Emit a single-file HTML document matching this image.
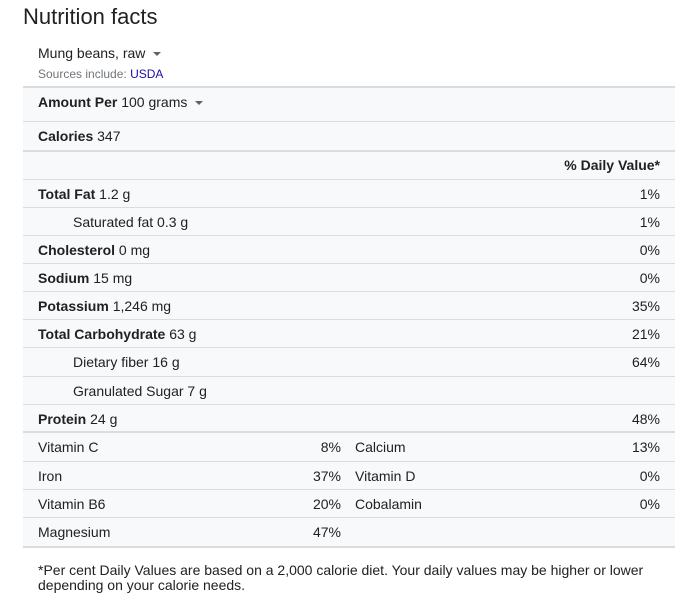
<!DOCTYPE html>
<html><head><meta charset="utf-8"><style>
body{margin:0;width:691px;height:605px;background:#fff;font-family:"Liberation Sans",Arial,sans-serif;color:#202124;position:relative;overflow:hidden}
.a{position:absolute;white-space:nowrap}
.row{position:absolute;left:23px;width:652px;background:#f8f9fa;border-top:1px solid #dadce0;box-sizing:border-box;font-size:14px}
.row span{position:absolute;top:50%;transform:translateY(-50%)}
.row span span{position:static;transform:none}
.thick{border-top:2px solid #dadce0}
.l{left:15px}.ind{left:50px}.r{right:15px}.m{right:334px}.c2{left:332px}
b{font-weight:bold}
.tri{display:inline-block;width:0;height:0;border-left:4px solid transparent;border-right:4px solid transparent;border-top:4px solid #5f6368;vertical-align:middle;margin-left:8px}
</style></head><body>
<div class="a" style="left:23px;top:4px;font-size:22px">Nutrition facts</div>
<div class="a" style="left:38px;top:45px;font-size:14px">Mung beans, raw<span class="tri"></span></div>
<div class="a" style="left:38px;top:67px;font-size:12px;color:#70757a">Sources include: <span style="color:#1a0dab">USDA</span></div>

<div class="row thick" style="top:86px;height:35px"><span class="l" style="margin-top:-3px"><b>Amount Per</b> 100 grams<span class="tri"></span></span></div>
<div class="row" style="top:121px;height:30px"><span class="l" style="margin-top:-1px"><b>Calories</b> 347</span></div>
<div class="row thick" style="top:150px;height:29px"><span class="r" style="margin-top:-1px"><b>% Daily Value*</b></span></div>
<div class="row" style="top:179px;height:28px"><span class="l"><b>Total Fat</b> 1.2 g</span><span class="r">1%</span></div>
<div class="row" style="top:207px;height:28px"><span class="ind">Saturated fat 0.3 g</span><span class="r">1%</span></div>
<div class="row" style="top:235px;height:28px"><span class="l"><b>Cholesterol</b> 0 mg</span><span class="r">0%</span></div>
<div class="row" style="top:263px;height:28px"><span class="l"><b>Sodium</b> 15 mg</span><span class="r">0%</span></div>
<div class="row" style="top:291px;height:28px"><span class="l"><b>Potassium</b> 1,246 mg</span><span class="r">35%</span></div>
<div class="row" style="top:319px;height:28px"><span class="l"><b>Total Carbohydrate</b> 63 g</span><span class="r">21%</span></div>
<div class="row" style="top:347px;height:29px"><span class="ind">Dietary fiber 16 g</span><span class="r">64%</span></div>
<div class="row" style="top:376px;height:28px"><span class="ind">Granulated Sugar 7 g</span></div>
<div class="row" style="top:404px;height:28px"><span class="l"><b>Protein</b> 24 g</span><span class="r">48%</span></div>
<div class="row thick" style="top:431px;height:30px"><span class="l">Vitamin C</span><span class="m">8%</span><span class="c2">Calcium</span><span class="r">13%</span></div>
<div class="row" style="top:461px;height:28px"><span class="l">Iron</span><span class="m">37%</span><span class="c2">Vitamin D</span><span class="r">0%</span></div>
<div class="row" style="top:489px;height:28px"><span class="l">Vitamin B6</span><span class="m">20%</span><span class="c2">Cobalamin</span><span class="r">0%</span></div>
<div class="row" style="top:517px;border-bottom:2px solid #dadce0;height:31px"><span class="l">Magnesium</span><span class="m">47%</span></div>
<div class="a" style="left:38px;top:563px;font-size:14px;line-height:15px;white-space:normal;width:630px">*Per cent Daily Values are based on a 2,000 calorie diet. Your daily values may be higher or lower depending on your calorie needs.</div>
</body></html>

### Set task:
Write the lines above out again exactly, without any of their pictures.

### Completed task:
Emit a single-file HTML document matching this image.
<!DOCTYPE html>
<html><head><meta charset="utf-8"><style>
body{margin:0;width:691px;height:605px;background:#fff;font-family:"Liberation Sans",Arial,sans-serif;color:#202124;position:relative;overflow:hidden}
.a{position:absolute;white-space:nowrap}
.row{position:absolute;left:23px;width:652px;background:#f8f9fa;border-top:1px solid #dadce0;box-sizing:border-box;font-size:14px}
.row span{position:absolute;top:50%;transform:translateY(-50%)}
.row span span{position:static;transform:none}
.thick{border-top:2px solid #dadce0}
.l{left:15px}.ind{left:50px}.r{right:15px}.m{right:334px}.c2{left:332px}
b{font-weight:bold}
.tri{display:inline-block;width:0;height:0;border-left:4px solid transparent;border-right:4px solid transparent;border-top:4px solid #5f6368;vertical-align:middle;margin-left:8px}
</style></head><body>
<div class="a" style="left:23px;top:4px;font-size:22px">Nutrition facts</div>
<div class="a" style="left:38px;top:45px;font-size:14px">Mung beans, raw<span class="tri"></span></div>
<div class="a" style="left:38px;top:67px;font-size:12px;color:#70757a">Sources include: <span style="color:#1a0dab">USDA</span></div>

<div class="row thick" style="top:86px;height:35px"><span class="l" style="margin-top:-3px"><b>Amount Per</b> 100 grams<span class="tri"></span></span></div>
<div class="row" style="top:121px;height:30px"><span class="l" style="margin-top:-1px"><b>Calories</b> 347</span></div>
<div class="row thick" style="top:150px;height:29px"><span class="r" style="margin-top:-1px"><b>% Daily Value*</b></span></div>
<div class="row" style="top:179px;height:28px"><span class="l"><b>Total Fat</b> 1.2 g</span><span class="r">1%</span></div>
<div class="row" style="top:207px;height:28px"><span class="ind">Saturated fat 0.3 g</span><span class="r">1%</span></div>
<div class="row" style="top:235px;height:28px"><span class="l"><b>Cholesterol</b> 0 mg</span><span class="r">0%</span></div>
<div class="row" style="top:263px;height:28px"><span class="l"><b>Sodium</b> 15 mg</span><span class="r">0%</span></div>
<div class="row" style="top:291px;height:28px"><span class="l"><b>Potassium</b> 1,246 mg</span><span class="r">35%</span></div>
<div class="row" style="top:319px;height:28px"><span class="l"><b>Total Carbohydrate</b> 63 g</span><span class="r">21%</span></div>
<div class="row" style="top:347px;height:29px"><span class="ind">Dietary fiber 16 g</span><span class="r">64%</span></div>
<div class="row" style="top:376px;height:28px"><span class="ind">Granulated Sugar 7 g</span></div>
<div class="row" style="top:404px;height:28px"><span class="l"><b>Protein</b> 24 g</span><span class="r">48%</span></div>
<div class="row thick" style="top:431px;height:30px"><span class="l">Vitamin C</span><span class="m">8%</span><span class="c2">Calcium</span><span class="r">13%</span></div>
<div class="row" style="top:461px;height:28px"><span class="l">Iron</span><span class="m">37%</span><span class="c2">Vitamin D</span><span class="r">0%</span></div>
<div class="row" style="top:489px;height:28px"><span class="l">Vitamin B6</span><span class="m">20%</span><span class="c2">Cobalamin</span><span class="r">0%</span></div>
<div class="row" style="top:517px;border-bottom:2px solid #dadce0;height:31px"><span class="l">Magnesium</span><span class="m">47%</span></div>
<div class="a" style="left:38px;top:563px;font-size:14px;line-height:15px;white-space:normal;width:630px">*Per cent Daily Values are based on a 2,000 calorie diet. Your daily values may be higher or lower depending on your calorie needs.</div>
</body></html>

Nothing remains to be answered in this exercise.